**WORK INSTRUCTIONS:** Output each line exactly as it appears, skipping any embedded picture.

**SOURCE MATERIAL:**
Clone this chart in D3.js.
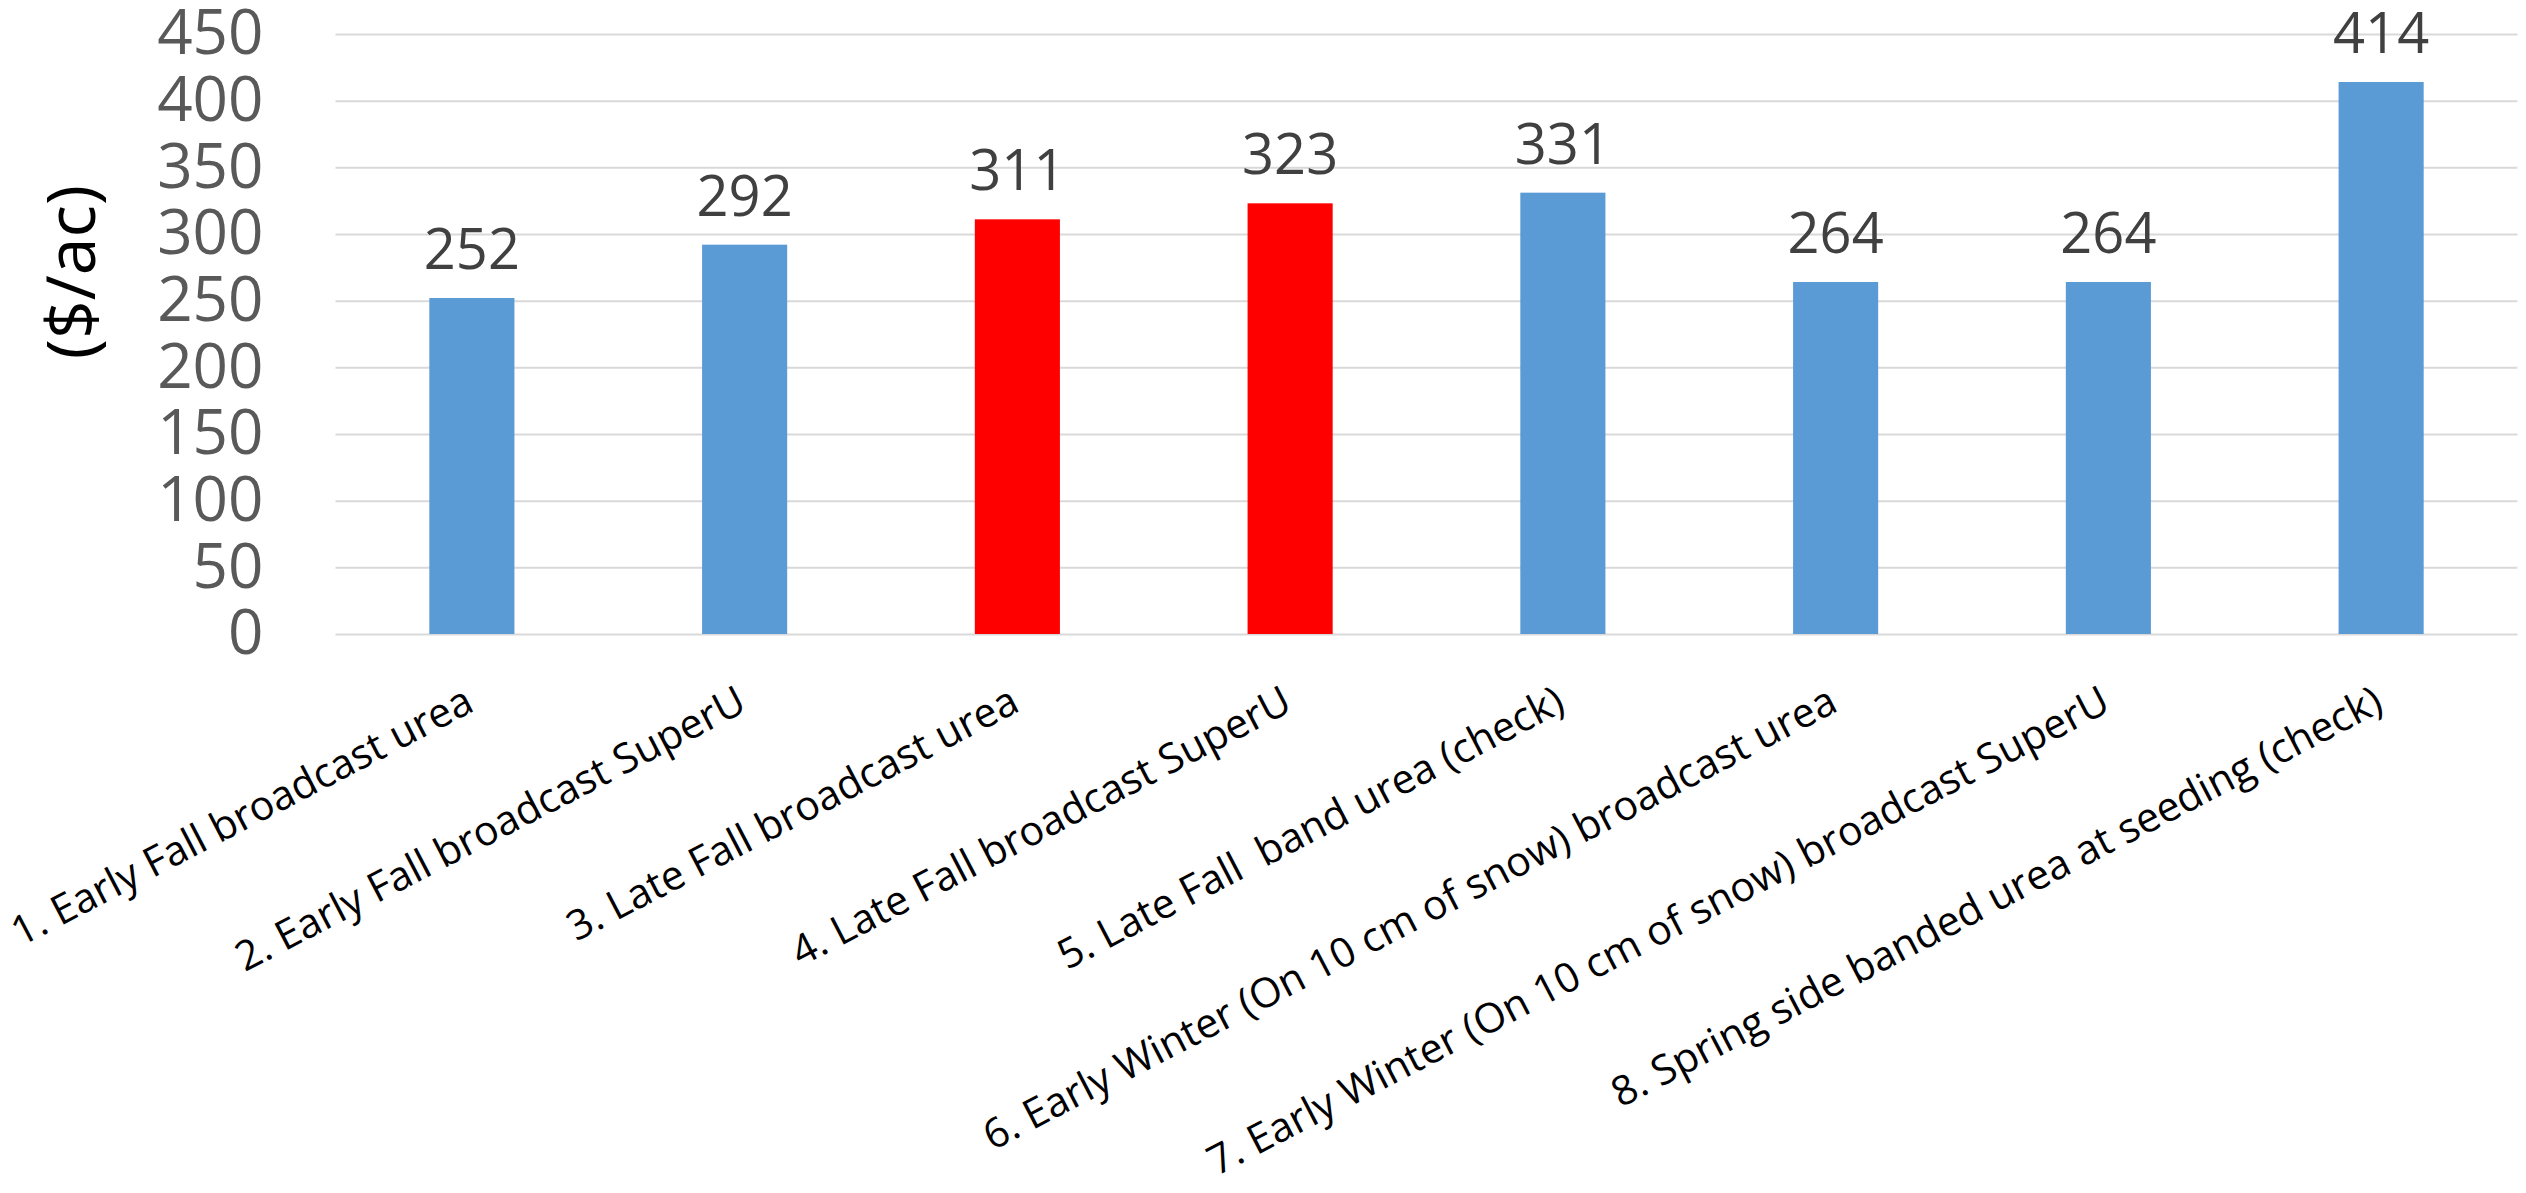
<!DOCTYPE html>
<html>
<head>
<meta charset="utf-8">
<script src="https://cdn.jsdelivr.net/npm/d3@7"></script>
<style>
  body { margin: 0; background: #fff; }
  svg { display: block; font-family: "Open Sans", sans-serif; }
</style>
</head>
<body>
<div id="canvas"></div>
<script>
var categories = [
    "1. Early Fall broadcast urea",
    "2. Early Fall broadcast SuperU",
    "3. Late Fall broadcast urea",
    "4. Late Fall broadcast SuperU",
    "5. Late Fall  band urea (check)",
    "6. Early Winter (On 10 cm of snow) broadcast urea",
    "7. Early Winter (On 10 cm of snow) broadcast SuperU",
    "8. Spring side banded urea at seeding (check)"
];
var costs = [252, 292, 311, 323, 331, 264, 264, 414];
var highlighted = [false, false, true, true, false, false, false, false];
var yTicks = [0, 50, 100, 150, 200, 250, 300, 350, 400, 450];
var yTitle = "($/ac)";

var svgWidth = 2526;
var svgHeight = 1193;
var blueColor = '#5B9BD5';
var redColor = '#FF0000';

var svg = d3.select('#canvas')
    .append('svg')
    .attr('width', svgWidth)
    .attr('height', svgHeight);

var plotLeft = 335.5, plotRight = 2517.5, plotTop = 34, plotBottom = 634;

var x = d3.scaleBand()
    .domain(categories)
    .range([plotLeft, plotRight])
    .paddingInner(0.688)
    .paddingOuter(0.344);

var y = d3.scaleLinear()
    .domain([0, 450])
    .range([plotBottom, plotTop]);

// gridlines + y tick labels
var yAxis = svg.append('g')
    .attr('transform', 'translate(' + plotLeft + ',0)')
    .call(d3.axisLeft(y).tickValues(yTicks).tickSize(-(plotRight - plotLeft)).tickPadding(72));
yAxis.select('.domain').remove();
yAxis.selectAll('line').attr('stroke', '#d9d9d9').attr('stroke-width', 2);
yAxis.selectAll('text')
    .attr('fill', '#595959')
    .attr('font-size', '62px')
    .attr('font-family', '"Open Sans", sans-serif');

// bars
svg.selectAll('.bar')
    .data(costs)
    .enter()
    .append('rect')
    .attr('class', 'bar')
    .attr('x', function(d, i) { return x(categories[i]); })
    .attr('y', function(d) { return y(d); })
    .attr('width', x.bandwidth())
    .attr('height', function(d) { return y(0) - y(d); })
    .attr('fill', function(d, i) { return highlighted[i] ? redColor : blueColor; });

// value labels
svg.selectAll('.valueLabel')
    .data(costs)
    .enter()
    .append('text')
    .attr('class', 'valueLabel')
    .attr('x', function(d, i) { return x(categories[i]) + x.bandwidth() / 2; })
    .attr('y', function(d) { return y(d) - 29; })
    .attr('text-anchor', 'middle')
    .attr('fill', '#404040')
    .attr('font-size', '56px')
    .text(function(d) { return d; });

// x axis labels (rotated)
var xAxis = svg.append('g')
    .attr('transform', 'translate(0,' + plotBottom + ')')
    .call(d3.axisBottom(x).tickSize(0));
xAxis.select('.domain').remove();
xAxis.selectAll('text')
    .attr('x', 0)
    .attr('y', 0)
    .attr('dy', 0)
    .attr('text-anchor', 'end')
    .attr('transform', 'translate(4,76) rotate(-27.5)')
    .attr('fill', '#000')
    .attr('font-size', '41px')
    .attr('font-family', '"Open Sans", sans-serif')
    .style('white-space', 'pre');

// y axis title
svg.append('text')
    .attr('transform', 'translate(77,272) rotate(-90)')
    .attr('dy', '0.27em')
    .attr('text-anchor', 'middle')
    .attr('fill', '#000')
    .attr('font-size', '68px')
    .text(yTitle);
</script>
</body>
</html>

**RESPONSE:**
Clone this chart in D3.js.
<!DOCTYPE html>
<html>
<head>
<meta charset="utf-8">
<script src="https://cdn.jsdelivr.net/npm/d3@7"></script>
<style>
  body { margin: 0; background: #fff; }
  svg { display: block; font-family: "Open Sans", sans-serif; }
</style>
</head>
<body>
<div id="canvas"></div>
<script>
var categories = [
    "1. Early Fall broadcast urea",
    "2. Early Fall broadcast SuperU",
    "3. Late Fall broadcast urea",
    "4. Late Fall broadcast SuperU",
    "5. Late Fall  band urea (check)",
    "6. Early Winter (On 10 cm of snow) broadcast urea",
    "7. Early Winter (On 10 cm of snow) broadcast SuperU",
    "8. Spring side banded urea at seeding (check)"
];
var costs = [252, 292, 311, 323, 331, 264, 264, 414];
var highlighted = [false, false, true, true, false, false, false, false];
var yTicks = [0, 50, 100, 150, 200, 250, 300, 350, 400, 450];
var yTitle = "($/ac)";

var svgWidth = 2526;
var svgHeight = 1193;
var blueColor = '#5B9BD5';
var redColor = '#FF0000';

var svg = d3.select('#canvas')
    .append('svg')
    .attr('width', svgWidth)
    .attr('height', svgHeight);

var plotLeft = 335.5, plotRight = 2517.5, plotTop = 34, plotBottom = 634;

var x = d3.scaleBand()
    .domain(categories)
    .range([plotLeft, plotRight])
    .paddingInner(0.688)
    .paddingOuter(0.344);

var y = d3.scaleLinear()
    .domain([0, 450])
    .range([plotBottom, plotTop]);

// gridlines + y tick labels
var yAxis = svg.append('g')
    .attr('transform', 'translate(' + plotLeft + ',0)')
    .call(d3.axisLeft(y).tickValues(yTicks).tickSize(-(plotRight - plotLeft)).tickPadding(72));
yAxis.select('.domain').remove();
yAxis.selectAll('line').attr('stroke', '#d9d9d9').attr('stroke-width', 2);
yAxis.selectAll('text')
    .attr('fill', '#595959')
    .attr('font-size', '62px')
    .attr('font-family', '"Open Sans", sans-serif');

// bars
svg.selectAll('.bar')
    .data(costs)
    .enter()
    .append('rect')
    .attr('class', 'bar')
    .attr('x', function(d, i) { return x(categories[i]); })
    .attr('y', function(d) { return y(d); })
    .attr('width', x.bandwidth())
    .attr('height', function(d) { return y(0) - y(d); })
    .attr('fill', function(d, i) { return highlighted[i] ? redColor : blueColor; });

// value labels
svg.selectAll('.valueLabel')
    .data(costs)
    .enter()
    .append('text')
    .attr('class', 'valueLabel')
    .attr('x', function(d, i) { return x(categories[i]) + x.bandwidth() / 2; })
    .attr('y', function(d) { return y(d) - 29; })
    .attr('text-anchor', 'middle')
    .attr('fill', '#404040')
    .attr('font-size', '56px')
    .text(function(d) { return d; });

// x axis labels (rotated)
var xAxis = svg.append('g')
    .attr('transform', 'translate(0,' + plotBottom + ')')
    .call(d3.axisBottom(x).tickSize(0));
xAxis.select('.domain').remove();
xAxis.selectAll('text')
    .attr('x', 0)
    .attr('y', 0)
    .attr('dy', 0)
    .attr('text-anchor', 'end')
    .attr('transform', 'translate(4,76) rotate(-27.5)')
    .attr('fill', '#000')
    .attr('font-size', '41px')
    .attr('font-family', '"Open Sans", sans-serif')
    .style('white-space', 'pre');

// y axis title
svg.append('text')
    .attr('transform', 'translate(77,272) rotate(-90)')
    .attr('dy', '0.27em')
    .attr('text-anchor', 'middle')
    .attr('fill', '#000')
    .attr('font-size', '68px')
    .text(yTitle);
</script>
</body>
</html>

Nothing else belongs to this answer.